Wow- lots to think about....
Profile Image for Jay.
79 reviews31 followers
September 23, 2011
A valuable read to any who work with adolescents or even those interested in today's youth.

This didn't gain the fifth star for me primarily because a lot of 'findings' didn't really strike me as new news. That is not to say that I learned nothing reading this book, there was much valuable insight. Clark did well in elucidating the abandonment adolescents experience today-- how they are left alone together to navigate in their own world beneath. Hurt certainly reinforced notions of understanding about adolescents I had previously developed. I found myself interacting with it and as I grazed back through my highlights and notes after finishing the book I found pages where I noted some adolescent needs.

On pg. 37 I noted Kids NEED to know and experience love
Many accounts reinforced my cry that Kids (and communities) NEED committed adults who care.(p. 38 states "even the hardest young soul cries out for someone who authentically cares")
On pg. 110 I noted kids NEED time with responsible, loving parents.
Pg. 119 I said, kids NEED to be affirmed in knowing they are more than the sports they play, the things they do and the decisions they make.
pg. 142 I noted that kids NEED to know they matter. They need to know how much they matter to us and to God.
finally on pg. 183 I noted that adolescents need more than one adult in their lives who cares about them and who invests in their life.

Clark does well in divulging the adolescent need for love and this is well summed in his statement, "[adults who care] have a long way to go to penetrate the layers of protection that keep us from being one more disappointment in a world filled with them. But I am convinced that we are welcome there, if we mean it. And they need us to mean it."
Profile Image for Jared Barcelos.
67 reviews1 follower
July 19, 2013
Clark attempts to describe the ways in which adults have abandoned the midadolescent population, the results of this abandonment, and what adults can do now to work towards a brighter adolescent future. This is his main argument, and in some ways, he strengthens this with evidence, but more often than not he attempts to make his argument by glorifying the past and by making bold generalizations. After some setup with the first three chapters, each subsequent chapter is supposed to outline the effects of this abandonment in a separate teenage realm. However, these chapters are not extremely unique, and Mr. Clark seems to only to be looking for new ways to use the word "abandoned" in a sentence.

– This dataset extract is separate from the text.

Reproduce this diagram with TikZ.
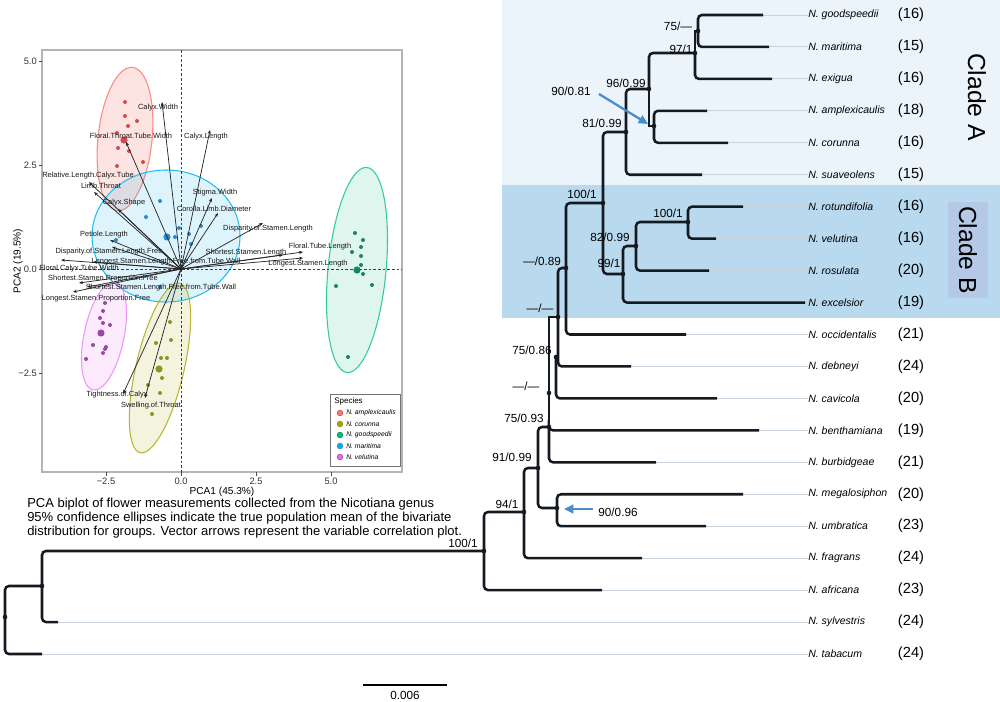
\documentclass[tikz,border=0pt]{standalone}
\usepackage{fontspec}
\setmainfont{Liberation Sans}
\usetikzlibrary{arrows.meta}
\definecolor{cladeA}{HTML}{EBF4FB}
\definecolor{cladeB}{HTML}{B9D9EF}
\definecolor{cladeBbox}{HTML}{B5C9E7}
\definecolor{branch}{HTML}{141A20}
\definecolor{faint}{HTML}{C9D3DD}
\definecolor{arrowblue}{HTML}{4A8CC8}
\definecolor{cAmp}{HTML}{F8766D}
\definecolor{cCor}{HTML}{A3A500}
\definecolor{cGood}{HTML}{00BF7D}
\definecolor{cMar}{HTML}{00B0F6}
\definecolor{cVel}{HTML}{E76BF3}
\definecolor{pAmp}{HTML}{D04C48}
\definecolor{pCor}{HTML}{8A9420}
\definecolor{pGood}{HTML}{16875A}
\definecolor{pMar}{HTML}{2A8ACB}
\definecolor{pVel}{HTML}{9A48A8}
\definecolor{panel}{HTML}{B4B4B4}
\tikzset{
  br/.style={draw=branch, line width=1.9pt, rounded corners=3pt},
  brsharp/.style={draw=branch, line width=1.9pt, sharp corners},
  ext/.style={draw=faint, line width=0.7pt},
  suplab/.style={font=\fontsize{8.8}{10}\selectfont, inner sep=0pt},
  tiplab/.style={font=\fontsize{7.9}{9}\selectfont\itshape, anchor=west, inner sep=0pt},
  cntlab/.style={font=\fontsize{11}{12}\selectfont, inner sep=0pt},
  vec/.style={draw=black!85, line width=0.55pt, -{Stealth[length=3pt,width=2.4pt]}},
  vlab/.style={font=\fontsize{5.6}{6}\selectfont, inner sep=0pt, text=black!90},
  tick/.style={font=\fontsize{7}{8}\selectfont, inner sep=0pt, text=black!80},
  barrow/.style={draw=arrowblue, line width=1.7pt, -{Triangle[length=7pt,width=6.5pt]}},
  ell/.style={line width=0.8pt},
  caplab/.style={anchor=west, inner sep=0pt, font=\fontsize{9.75}{11}\selectfont},
}
\begin{document}
\begin{tikzpicture}[x=0.75pt,y=-0.75pt]
\path[use as bounding box, fill=white] (0,0) rectangle (1000,702);

% ---------------- clade backgrounds ----------------
\fill[cladeA] (502,0) rectangle (1000,185);
\fill[cladeB] (502,185) rectangle (1000,318);
\fill[cladeBbox] (948,202) rectangle (988,298);
\node[rotate=-90, font=\fontsize{18.5}{20}\selectfont, inner sep=0pt] (cladeAlab) at (977,97) {Clade A};
\node[rotate=-90, font=\fontsize{18.5}{20}\selectfont, inner sep=0pt] (cladeBlab) at (968,250) {Clade B};

% ---------------- tips ----------------
\foreach \i/\nm/\ex/\ct in {0/goodspeedii/763/16, 1/maritima/769/15, 2/exigua/772/16,
  3/amplexicaulis/707/18, 4/corunna/728/16, 5/suaveolens/702/15, 6/rotundifolia/743/16,
  7/velutina/716/16, 8/rosulata/709/20, 9/excelsior/805/19, 10/occidentalis/686/21,
  11/debneyi/631/24, 12/cavicola/717/20, 13/benthamiana/759/19, 14/burbidgeae/656/21,
  15/megalosiphon/743/20, 16/umbratica/706/23, 17/fragrans/642/24, 18/africana/602/23,
  19/sylvestris/58/24, 20/tabacum/42/24} {
  \pgfmathsetmacro\yy{15+31.95*\i}
  \coordinate (e\i) at (\ex,\yy);
  \node[tiplab] (t\i) at (808,\yy) {N. \nm};
  \node[cntlab] (c\i) at (911,\yy) {(\ct)};
  \draw[ext] (e\i) -- (t\i.west);
}

% ---------------- internal nodes ----------------
\coordinate (nGM) at (698,31);
\coordinate (nGME) at (695,53);
\coordinate (nAC) at (654,126);
\coordinate (n96) at (649,89);
\coordinate (n81) at (626,132);
\coordinate (nRV) at (688,222);
\coordinate (n82) at (636,246);
\coordinate (n99) at (623,274);
\coordinate (n100) at (603,203);
\coordinate (n089) at (566,268);
\coordinate (nA) at (558,317);
\coordinate (n086) at (556,357);
\coordinate (nE) at (549,393);
\coordinate (n093) at (549,427);
\coordinate (n091) at (538,468);
\coordinate (nMU) at (557,508);
\coordinate (n94) at (524,512);
\coordinate (nR100) at (484,551);
\coordinate (nSyl) at (42,586);
\coordinate (nRoot) at (5,617);

% ---------------- branches ----------------
\draw[br] (nGM) |- (e0);  \draw[br] (nGM) |- (e1);
\draw[brsharp] (nGME) |- (nGM); \draw[br] (nGME) |- (e2);
\draw[br] (nAC) |- (e3);  \draw[br] (nAC) |- (e4);
\draw[br] (n96) |- (nGME); \draw[brsharp] (n96) |- (nAC);
\draw[br] (n81) |- (n96); \draw[br] (n81) |- (e5);
\draw[br] (nRV) |- (e6); \draw[br] (nRV) |- (e7);
\draw[br] (n82) |- (nRV); \draw[br] (n82) |- (e8);
\draw[br] (n99) |- (n82); \draw[br] (n99) |- (e9);
\draw[br] (n100) |- (n81); \draw[br] (n100) |- (n99);
\draw[br] (n089) |- (n100); \draw[br] (n089) |- (e10);
\draw[br] (nA) |- (n089); \draw[br] (nA) |- (e11);
\draw[br] (n086) |- (e12); \draw[brsharp] (n086) -- (nA |- n086);
\draw[brsharp] (nE) |- (nA);
\draw[br] (n093) -- (nE); \draw[br] (n093) |- (e13); \draw[br] (n093) |- (e14);
\draw[br] (nMU) |- (e15); \draw[br] (nMU) |- (e16);
\draw[br] (n091) |- (n093); \draw[br] (n091) |- (nMU);
\draw[br] (n94) |- (n091); \draw[br] (n94) |- (e17);
\draw[br] (nR100) |- (n94); \draw[br] (nR100) |- (e18);
\draw[br] (nSyl) |- (nR100); \draw[br] (nSyl) |- (e19);
\draw[br] (nRoot) |- (nSyl); \draw[br] (nRoot) |- (e20);

\foreach \n in {nGM,nGME,nAC,n96,n81,nRV,n82,n99,n100,n089,nA,n086,nE,n093,n091,nMU,n94,nR100,nSyl,nRoot}
  \fill[branch] (\n) circle[radius=2.3];

% ---------------- support values ----------------
\node[suplab] (s1) at (678,26) {75/—};
\node[suplab] (s2) at (681,49) {97/1};
\node[suplab] (s3) at (626,83) {96/0.99};
\node[suplab] (s4) at (571,91) {90/0.81};
\node[suplab] (s5) at (602,123) {81/0.99};
\node[suplab] (s6) at (582,194) {100/1};
\node[suplab] (s7) at (668,213) {100/1};
\node[suplab] (s8) at (610,237) {82/0.99};
\node[suplab] (s9) at (609,263) {99/1};
\node[suplab] (s10) at (542,261) {—/0.89};
\node[suplab] (s11) at (540,308) {—/—};
\node[suplab] (s12) at (532,350) {75/0.86};
\node[suplab] (s13) at (526,386) {—/—};
\node[suplab] (s14) at (524,418) {75/0.93};
\node[suplab] (s15) at (512,457) {91/0.99};
\node[suplab] (s16) at (507,504) {94/1};
\node[suplab] (s17) at (618,512) {90/0.96};
\node[suplab] (s18) at (463,543) {100/1};

\coordinate (a1s) at (599,94);
\coordinate (a1e) at (648,124);
\draw[barrow] (a1s) -- (a1e);
\coordinate (a2s) at (593,509);
\coordinate (a2e) at (564,509);
\draw[barrow] (a2s) -- (a2e);

% ---------------- scale bar ----------------
\coordinate (sb1) at (363,685);
\coordinate (sb2) at (447,685);
\draw[line width=1.6pt] (sb1) -- (sb2);
\node[font=\fontsize{8.8}{10}\selectfont, inner sep=0pt] (sblab) at (405,695) {0.006};

% ---------------- caption ----------------
\node[caplab] (cap1) at (27,504) {PCA biplot of flower measurements collected from the Nicotiana genus};
\node[caplab] (cap2) at (27,518) {95\% confidence ellipses indicate the true population mean of the bivariate};
\node[caplab] (cap3) at (27,532) {distribution for groups. Vector arrows represent the variable correlation plot.};

% ---------------- PCA panel ----------------
\begin{scope}[shift={(125,139)}, rotate=84]
  \draw[ell, draw=cAmp!85, fill=cAmp, fill opacity=0.2] (0,0) ellipse[x radius=72, y radius=27];
\end{scope}
\begin{scope}[shift={(166,236)}]
  \draw[ell, draw=cMar!85, fill=cMar, fill opacity=0.13] (0,0) ellipse[x radius=74, y radius=66];
\end{scope}
\begin{scope}[shift={(357,270)}, rotate=84.5]
  \draw[ell, draw=cGood!80, fill=cGood, fill opacity=0.13] (0,0) ellipse[x radius=103, y radius=29];
\end{scope}
\begin{scope}[shift={(160,368)}, rotate=76.8]
  \draw[ell, draw=cCor!80, fill=cCor, fill opacity=0.13] (0,0) ellipse[x radius=87, y radius=24];
\end{scope}
\begin{scope}[shift={(104,336)}, rotate=78.4]
  \draw[ell, draw=cVel!70, fill=cVel, fill opacity=0.13] (0,0) ellipse[x radius=55, y radius=20];
\end{scope}

\draw[draw=panel, line width=1pt] (42,50) rectangle (402,472);
\draw[black!75, line width=0.6pt, dash pattern=on 2pt off 1.5pt] (181,50) -- (181,472);
\draw[black!75, line width=0.6pt, dash pattern=on 2pt off 1.5pt] (42,269) -- (402,269);

% points
\foreach \p in {(125,102),(125,116),(137,121),(128,126),(117,133),(118,148),(129,151),(117,166),(143,162)}
  \fill[pAmp] \p circle[radius=2];
\fill[pAmp] (124,140) circle[radius=3.6];
\foreach \p in {(160,201),(146,217),(175,237),(179,228),(189,234),(191,244),(201,226),(116,240),(160,287)}
  \fill[pMar] \p circle[radius=2];
\fill[pMar] (167,237) circle[radius=3.6];
\foreach \p in {(355,233),(363,240),(352,252),(361,247),(361,256),(361,265),(363,274),(336,286),(372,285),(348,357)}
  \fill[pGood] \p circle[radius=2];
\fill[pGood] (357,270) circle[radius=3.6];
\foreach \p in {(170,322),(171,340),(156,343),(161,358),(167,358),(162,378),(148,385),(160,393),(152,414)}
  \fill[pCor] \p circle[radius=2];
\fill[pCor] (159,369) circle[radius=3.6];
\foreach \p in {(105,303),(103,311),(100,318),(103,323),(110,325),(106,347),(105,349),(103,353),(93,345),(86,359)}
  \fill[pVel] \p circle[radius=2];
\fill[pVel] (101,333) circle[radius=3.6];

% vectors
\coordinate (O) at (181,269);
\def\veclist{162/102/158/108/Calyx.Width,
126/142/131/136/Floral.Throat.Tube.Width,
210/130/206/137/Calyx.Length,
89/182/88/176/Relative.Length.Calyx.Tube,
94/192/101/186/Limb.Throat,
118/209/124/203/Calyx.Shape,
212/198/215/193/Stigma.Width,
218/213/214/209/Corolla.Limb.Diameter,
263/223/268/229/Disparity.of.Stamen.Length,
110/240/104/235/Petiole.Length,
112/247/109/252/Disparity.of.Stamen.Length.Free,
61/260/79/269/Floral.Calyx.Tube.Width,
93/262/166/262/Longest.Stamen.Length.Free.from.Tube.Wall,
303/252/320/247/Floral.Tube.Length,
283/255/246/253/Shortest.Stamen.Length,
303/258/308/264/Longest.Stamen.Length,
79/283/103/279/Shortest.Stamen.Proportion.Free,
87/287/161/288/Shortest.Stamen.Length.Free.from.Tube.Wall,
73/292/96/299/Longest.Stamen.Proportion.Free,
123/394/117/395/Tightness.of.Calyx,
145/398/151/406/Swelling.of.Throat}
\foreach \tx/\ty/\lx/\ly/\txt [count=\k] in \veclist {
  \coordinate (v\k) at (\tx,\ty);
  \draw[vec] (O) -- (v\k);
}
\foreach \tx/\ty/\lx/\ly/\txt [count=\k] in \veclist {
  \node[vlab] (vl\k) at (\lx,\ly) {\txt};
}

% axes ticks and labels
\foreach \v/\yy in {5.0/61, 2.5/165, 0.0/269, −2.5/373} {
  \draw[black!70, line width=0.5pt] (38.5,\yy) -- (42,\yy);
  \node[tick, anchor=east] at (37,\yy) {\v};
}
\foreach \v/\xx in {−2.5/106, 0.0/181, 2.5/256, 5.0/331} {
  \draw[black!70, line width=0.5pt] (\xx,472) -- (\xx,475.5);
  \node[tick] at (\xx,481) {\v};
}
\node[font=\fontsize{7.6}{8}\selectfont, inner sep=0pt] (xtitle) at (222,492) {PCA1 (45.3\%)};
\node[font=\fontsize{7.6}{8}\selectfont, inner sep=0pt, rotate=90] (ytitle) at (18,261) {PCA2 (19.5\%)};

% legend
\draw[fill=white, draw=black!55, line width=0.6pt] (330,394) rectangle (400,466);
\node[anchor=west, inner sep=0pt, font=\fontsize{6}{7}\selectfont] (legT) at (334,401) {Species};
\foreach \c/\pc/\yy/\nm in {cAmp/pAmp/413/amplexicaulis, cCor/pCor/424/corunna, cGood/pGood/435/goodspeedii, cMar/pMar/446/maritima, cVel/pVel/457/velutina} {
  \fill[\pc] (340,\yy) circle[radius=3.2];
  \fill[\c] (340,\yy) circle[radius=2.4];
  \node[anchor=west, inner sep=0pt, font=\fontsize{5.1}{6}\selectfont\itshape] at (346,\yy) {N. \nm};
}
\end{tikzpicture}
\end{document}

While what he is saying is important, he could have said it in 100 fewer pages, and he could have highlighted more meaningful evidence. While I felt at times that Clark had the evidence to prove his claims, the way much of the book is written makes it feel as if his work is based on conjecture and is more of an attempt to play on our emotions than to critically approach a subject he is passionate about.
Profile Image for Leslie.
2 reviews
February 5, 2008
This book is based on the author's thesis that mid-adolescents (high-school aged youth) are dealing with abandonment from individuals and social agencies; something we as their parents didn't deal with. This was a disconnect with me as well as the other members of the group I was reading it with as we all experienced abandonment to one degree or another. The constant comparrison to a what I deem a fantasy age made his arguments less legitimate. Nevertheless, his discussions of how teens feel and cope in this environment of abandonment were somewhat insightful. I wouldn't recommend it unless you actually lived the fantasy of fully engaged and supportive parents, teachers, and social agencies (youth group, school, etc.)and have no insight on what it means to feel abandoned. Not much practical help to go along with the explication.